■ **Exercise materials**

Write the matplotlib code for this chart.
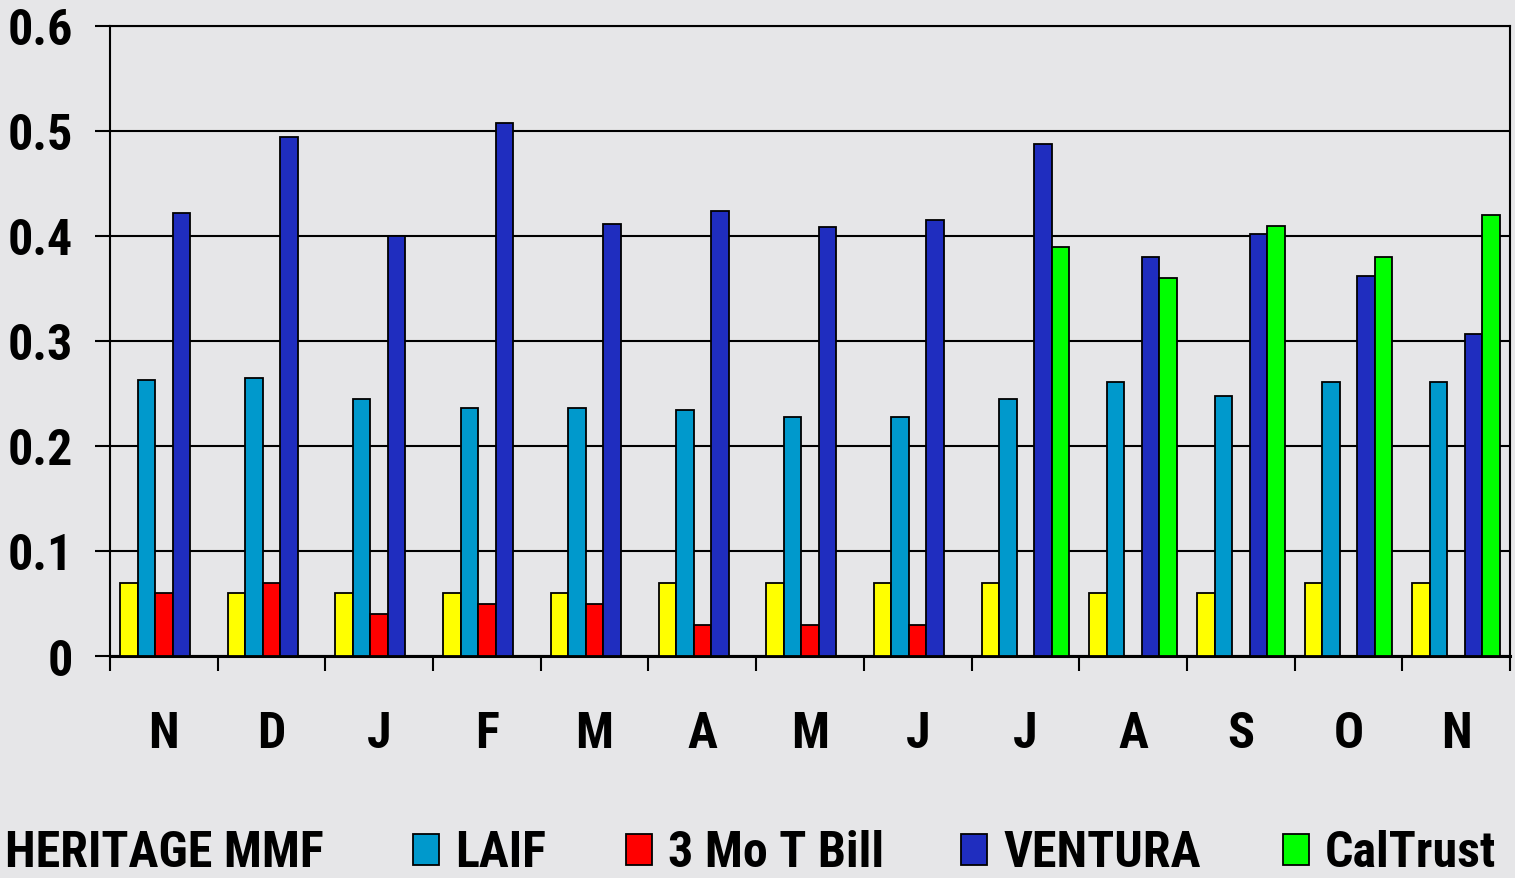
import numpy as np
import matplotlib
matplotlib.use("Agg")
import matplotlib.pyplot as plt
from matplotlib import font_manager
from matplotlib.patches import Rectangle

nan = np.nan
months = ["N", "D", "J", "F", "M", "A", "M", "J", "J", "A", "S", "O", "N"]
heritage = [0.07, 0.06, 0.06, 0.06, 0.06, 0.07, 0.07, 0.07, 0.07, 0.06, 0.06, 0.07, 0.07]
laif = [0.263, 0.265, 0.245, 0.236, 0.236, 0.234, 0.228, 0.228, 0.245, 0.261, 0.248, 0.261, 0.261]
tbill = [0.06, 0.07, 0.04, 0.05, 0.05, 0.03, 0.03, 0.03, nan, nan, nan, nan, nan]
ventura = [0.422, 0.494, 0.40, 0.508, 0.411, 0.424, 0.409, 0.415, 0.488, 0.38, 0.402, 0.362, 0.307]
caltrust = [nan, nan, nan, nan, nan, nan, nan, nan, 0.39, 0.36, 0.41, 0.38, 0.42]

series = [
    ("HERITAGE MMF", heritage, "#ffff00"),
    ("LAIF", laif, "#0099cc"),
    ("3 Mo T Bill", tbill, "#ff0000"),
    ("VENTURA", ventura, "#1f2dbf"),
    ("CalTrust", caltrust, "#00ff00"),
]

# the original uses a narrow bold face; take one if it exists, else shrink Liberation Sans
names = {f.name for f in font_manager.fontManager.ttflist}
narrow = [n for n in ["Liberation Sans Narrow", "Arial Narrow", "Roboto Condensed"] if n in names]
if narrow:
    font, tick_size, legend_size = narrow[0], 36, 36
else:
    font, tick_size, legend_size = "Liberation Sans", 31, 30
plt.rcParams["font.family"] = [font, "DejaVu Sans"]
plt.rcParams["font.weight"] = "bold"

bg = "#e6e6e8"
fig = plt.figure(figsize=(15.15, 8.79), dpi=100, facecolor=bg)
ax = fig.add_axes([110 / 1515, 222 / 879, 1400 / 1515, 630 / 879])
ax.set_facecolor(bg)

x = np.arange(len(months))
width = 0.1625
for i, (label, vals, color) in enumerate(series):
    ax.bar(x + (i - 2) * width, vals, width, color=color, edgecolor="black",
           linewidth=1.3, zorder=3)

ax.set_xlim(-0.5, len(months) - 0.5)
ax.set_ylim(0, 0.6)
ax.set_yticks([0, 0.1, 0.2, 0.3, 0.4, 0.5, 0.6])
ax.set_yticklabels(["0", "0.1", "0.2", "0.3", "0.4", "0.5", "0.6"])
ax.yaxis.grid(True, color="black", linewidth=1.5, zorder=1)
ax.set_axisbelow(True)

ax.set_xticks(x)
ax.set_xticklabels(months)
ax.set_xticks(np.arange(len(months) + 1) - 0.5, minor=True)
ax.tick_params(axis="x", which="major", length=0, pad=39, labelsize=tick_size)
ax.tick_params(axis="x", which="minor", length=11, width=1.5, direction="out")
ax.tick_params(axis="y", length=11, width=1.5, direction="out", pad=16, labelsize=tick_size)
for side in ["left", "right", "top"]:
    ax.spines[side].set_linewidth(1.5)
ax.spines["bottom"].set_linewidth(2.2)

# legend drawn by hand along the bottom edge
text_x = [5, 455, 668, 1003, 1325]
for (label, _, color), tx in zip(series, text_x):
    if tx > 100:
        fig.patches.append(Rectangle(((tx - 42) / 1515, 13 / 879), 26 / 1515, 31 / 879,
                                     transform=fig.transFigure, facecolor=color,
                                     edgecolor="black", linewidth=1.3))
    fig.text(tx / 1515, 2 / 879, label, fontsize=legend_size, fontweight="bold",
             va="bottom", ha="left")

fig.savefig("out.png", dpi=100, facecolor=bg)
...
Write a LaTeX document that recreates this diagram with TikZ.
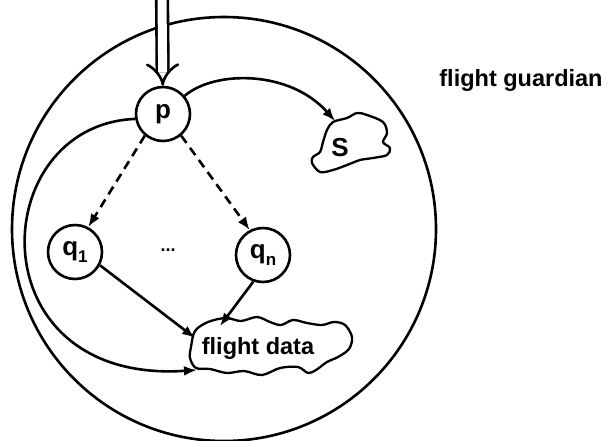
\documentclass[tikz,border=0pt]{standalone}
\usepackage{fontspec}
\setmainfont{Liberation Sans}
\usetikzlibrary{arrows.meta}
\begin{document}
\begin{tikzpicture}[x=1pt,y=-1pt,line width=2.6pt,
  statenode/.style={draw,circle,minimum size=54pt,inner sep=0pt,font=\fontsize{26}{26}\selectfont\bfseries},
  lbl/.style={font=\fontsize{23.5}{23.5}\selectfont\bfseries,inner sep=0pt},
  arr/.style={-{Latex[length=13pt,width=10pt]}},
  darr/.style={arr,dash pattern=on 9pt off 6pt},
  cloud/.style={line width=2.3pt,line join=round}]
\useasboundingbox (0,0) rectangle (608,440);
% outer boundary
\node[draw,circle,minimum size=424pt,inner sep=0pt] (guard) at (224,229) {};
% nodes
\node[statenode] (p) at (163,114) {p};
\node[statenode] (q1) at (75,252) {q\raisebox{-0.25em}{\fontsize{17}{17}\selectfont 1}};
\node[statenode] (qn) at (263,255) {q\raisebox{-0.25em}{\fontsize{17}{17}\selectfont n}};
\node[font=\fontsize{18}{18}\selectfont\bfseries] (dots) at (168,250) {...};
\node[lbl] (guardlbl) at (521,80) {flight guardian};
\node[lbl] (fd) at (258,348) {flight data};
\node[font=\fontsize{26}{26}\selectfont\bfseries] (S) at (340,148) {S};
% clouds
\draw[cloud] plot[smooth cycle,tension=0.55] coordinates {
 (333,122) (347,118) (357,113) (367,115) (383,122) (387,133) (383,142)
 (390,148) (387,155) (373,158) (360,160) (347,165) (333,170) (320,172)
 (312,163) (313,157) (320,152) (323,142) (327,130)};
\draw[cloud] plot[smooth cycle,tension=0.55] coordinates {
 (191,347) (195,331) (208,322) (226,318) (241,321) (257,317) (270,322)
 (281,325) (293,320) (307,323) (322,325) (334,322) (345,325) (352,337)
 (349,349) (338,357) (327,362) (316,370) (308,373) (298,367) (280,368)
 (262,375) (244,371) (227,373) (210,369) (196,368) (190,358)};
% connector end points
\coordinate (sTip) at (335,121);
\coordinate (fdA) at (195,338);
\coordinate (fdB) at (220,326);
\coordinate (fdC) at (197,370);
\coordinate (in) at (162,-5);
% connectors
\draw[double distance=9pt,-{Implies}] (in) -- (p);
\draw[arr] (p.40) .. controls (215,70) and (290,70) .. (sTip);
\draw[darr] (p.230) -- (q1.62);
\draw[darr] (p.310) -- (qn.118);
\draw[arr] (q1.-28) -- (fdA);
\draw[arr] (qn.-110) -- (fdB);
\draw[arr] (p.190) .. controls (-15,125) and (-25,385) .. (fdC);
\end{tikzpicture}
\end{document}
...
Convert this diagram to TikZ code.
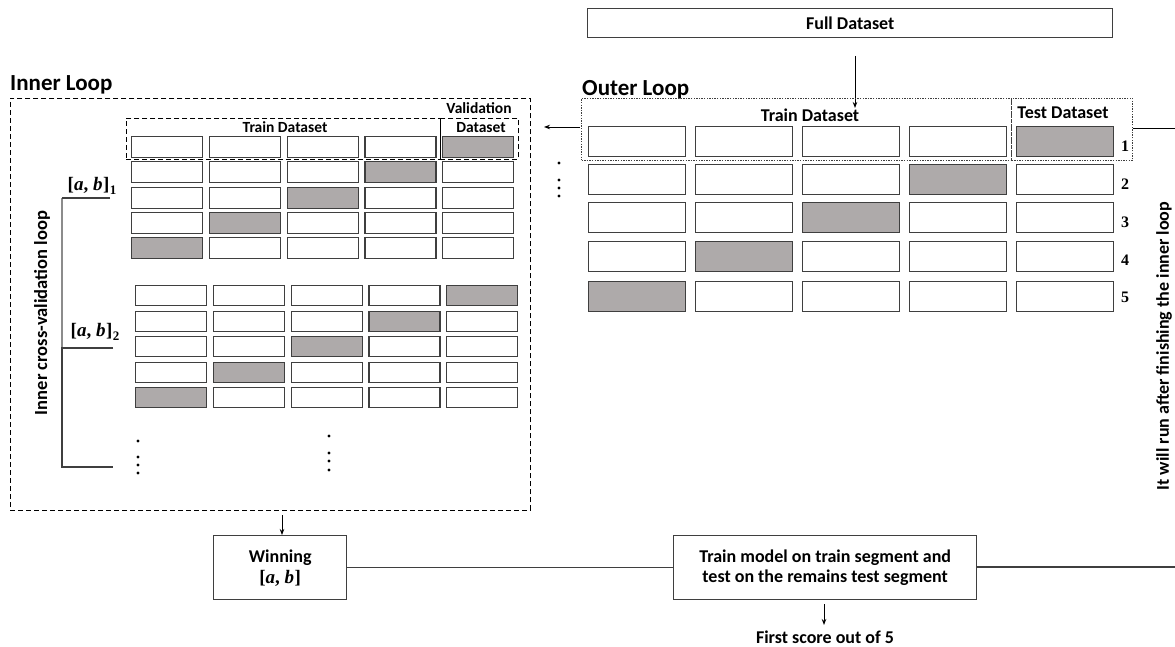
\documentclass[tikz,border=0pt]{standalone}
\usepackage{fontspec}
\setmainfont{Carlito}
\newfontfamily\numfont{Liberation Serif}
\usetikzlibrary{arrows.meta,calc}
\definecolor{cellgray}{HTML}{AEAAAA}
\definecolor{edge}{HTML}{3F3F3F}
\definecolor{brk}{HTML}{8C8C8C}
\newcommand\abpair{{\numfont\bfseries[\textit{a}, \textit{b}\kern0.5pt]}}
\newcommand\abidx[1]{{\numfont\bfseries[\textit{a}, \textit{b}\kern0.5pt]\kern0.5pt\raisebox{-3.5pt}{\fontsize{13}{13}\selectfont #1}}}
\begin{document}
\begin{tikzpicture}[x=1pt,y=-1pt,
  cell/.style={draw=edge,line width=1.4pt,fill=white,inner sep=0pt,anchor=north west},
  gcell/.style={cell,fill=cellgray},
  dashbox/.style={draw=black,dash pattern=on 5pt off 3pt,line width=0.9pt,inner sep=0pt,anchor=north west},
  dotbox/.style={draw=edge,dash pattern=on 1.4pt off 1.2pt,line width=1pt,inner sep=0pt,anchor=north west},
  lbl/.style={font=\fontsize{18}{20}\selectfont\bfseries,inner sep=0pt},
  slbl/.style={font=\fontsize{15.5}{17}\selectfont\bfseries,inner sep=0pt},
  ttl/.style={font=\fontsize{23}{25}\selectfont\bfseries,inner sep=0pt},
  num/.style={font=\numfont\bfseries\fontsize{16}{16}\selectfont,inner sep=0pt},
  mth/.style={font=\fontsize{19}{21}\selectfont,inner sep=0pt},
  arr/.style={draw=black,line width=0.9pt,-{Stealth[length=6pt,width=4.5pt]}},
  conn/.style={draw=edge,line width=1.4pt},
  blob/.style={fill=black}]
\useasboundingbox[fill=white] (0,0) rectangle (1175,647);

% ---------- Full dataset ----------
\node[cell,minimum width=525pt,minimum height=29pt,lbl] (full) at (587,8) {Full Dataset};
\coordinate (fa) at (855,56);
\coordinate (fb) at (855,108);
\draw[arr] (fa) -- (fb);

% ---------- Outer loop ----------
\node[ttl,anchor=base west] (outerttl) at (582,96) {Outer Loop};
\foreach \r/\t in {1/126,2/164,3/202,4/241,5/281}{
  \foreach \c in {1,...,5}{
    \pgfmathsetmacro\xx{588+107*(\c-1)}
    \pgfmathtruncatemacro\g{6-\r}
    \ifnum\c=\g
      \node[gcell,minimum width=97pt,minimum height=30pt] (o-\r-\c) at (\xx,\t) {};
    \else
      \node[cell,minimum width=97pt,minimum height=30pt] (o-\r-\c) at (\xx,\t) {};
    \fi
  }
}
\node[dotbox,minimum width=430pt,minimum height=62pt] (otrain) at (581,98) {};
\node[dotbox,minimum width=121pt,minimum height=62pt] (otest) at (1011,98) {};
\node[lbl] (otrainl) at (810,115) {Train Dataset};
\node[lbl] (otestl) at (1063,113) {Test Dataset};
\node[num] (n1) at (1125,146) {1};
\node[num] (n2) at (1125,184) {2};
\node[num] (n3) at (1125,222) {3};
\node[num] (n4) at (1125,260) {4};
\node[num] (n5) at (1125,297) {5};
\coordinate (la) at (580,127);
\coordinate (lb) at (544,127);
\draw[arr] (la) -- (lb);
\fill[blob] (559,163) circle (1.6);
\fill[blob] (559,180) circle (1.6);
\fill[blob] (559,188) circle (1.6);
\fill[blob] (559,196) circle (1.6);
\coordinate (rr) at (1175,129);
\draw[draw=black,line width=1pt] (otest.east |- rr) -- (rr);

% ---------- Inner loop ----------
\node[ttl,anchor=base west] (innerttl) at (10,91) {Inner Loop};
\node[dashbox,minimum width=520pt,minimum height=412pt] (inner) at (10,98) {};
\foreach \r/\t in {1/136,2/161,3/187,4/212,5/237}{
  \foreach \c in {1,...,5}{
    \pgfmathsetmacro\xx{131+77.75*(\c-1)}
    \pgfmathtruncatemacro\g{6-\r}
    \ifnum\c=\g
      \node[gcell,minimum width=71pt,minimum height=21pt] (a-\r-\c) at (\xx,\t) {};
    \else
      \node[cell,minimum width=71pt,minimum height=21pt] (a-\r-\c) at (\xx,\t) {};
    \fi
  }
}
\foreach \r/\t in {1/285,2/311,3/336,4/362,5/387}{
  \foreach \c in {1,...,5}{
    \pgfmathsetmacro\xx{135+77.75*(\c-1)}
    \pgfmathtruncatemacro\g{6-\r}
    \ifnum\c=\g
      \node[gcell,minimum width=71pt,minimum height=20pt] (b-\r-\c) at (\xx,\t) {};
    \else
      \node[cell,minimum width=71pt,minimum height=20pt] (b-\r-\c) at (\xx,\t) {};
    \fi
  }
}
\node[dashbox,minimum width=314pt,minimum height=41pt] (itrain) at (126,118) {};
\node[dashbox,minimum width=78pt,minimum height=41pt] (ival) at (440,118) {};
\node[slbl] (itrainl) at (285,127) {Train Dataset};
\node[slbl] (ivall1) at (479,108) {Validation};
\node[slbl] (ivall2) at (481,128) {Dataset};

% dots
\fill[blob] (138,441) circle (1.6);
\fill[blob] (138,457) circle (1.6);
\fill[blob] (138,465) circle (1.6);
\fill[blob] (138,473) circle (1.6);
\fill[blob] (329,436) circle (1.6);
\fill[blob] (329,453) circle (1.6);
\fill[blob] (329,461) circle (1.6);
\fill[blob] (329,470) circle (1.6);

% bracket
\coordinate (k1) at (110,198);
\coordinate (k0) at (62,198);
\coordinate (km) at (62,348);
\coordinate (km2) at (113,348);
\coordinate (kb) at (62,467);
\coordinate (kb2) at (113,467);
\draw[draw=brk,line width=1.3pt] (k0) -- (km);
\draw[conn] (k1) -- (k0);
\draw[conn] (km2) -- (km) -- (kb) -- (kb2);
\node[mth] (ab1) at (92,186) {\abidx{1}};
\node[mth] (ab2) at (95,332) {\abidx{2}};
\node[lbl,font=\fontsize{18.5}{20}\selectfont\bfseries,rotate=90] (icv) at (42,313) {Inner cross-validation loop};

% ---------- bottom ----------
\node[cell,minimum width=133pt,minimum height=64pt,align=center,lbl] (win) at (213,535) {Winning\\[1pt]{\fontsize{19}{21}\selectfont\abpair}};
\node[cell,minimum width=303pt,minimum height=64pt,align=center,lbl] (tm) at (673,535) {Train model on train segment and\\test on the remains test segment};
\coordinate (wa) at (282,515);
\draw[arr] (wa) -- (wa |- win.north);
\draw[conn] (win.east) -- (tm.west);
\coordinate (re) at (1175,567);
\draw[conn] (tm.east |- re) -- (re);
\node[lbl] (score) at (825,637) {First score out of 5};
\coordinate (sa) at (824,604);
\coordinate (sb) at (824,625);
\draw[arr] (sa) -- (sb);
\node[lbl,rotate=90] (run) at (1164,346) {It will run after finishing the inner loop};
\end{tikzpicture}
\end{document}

■ **Objective**
Reproduce the entries exactly, from the line with "Write the matplotlib code for this chart." to the line with "from matplotlib.patches import Rectangle", both lines included, keeping no pictures.

■ **Answer to the problem**
Write the matplotlib code for this chart.
import numpy as np
import matplotlib
matplotlib.use("Agg")
import matplotlib.pyplot as plt
from matplotlib import font_manager
from matplotlib.patches import Rectangle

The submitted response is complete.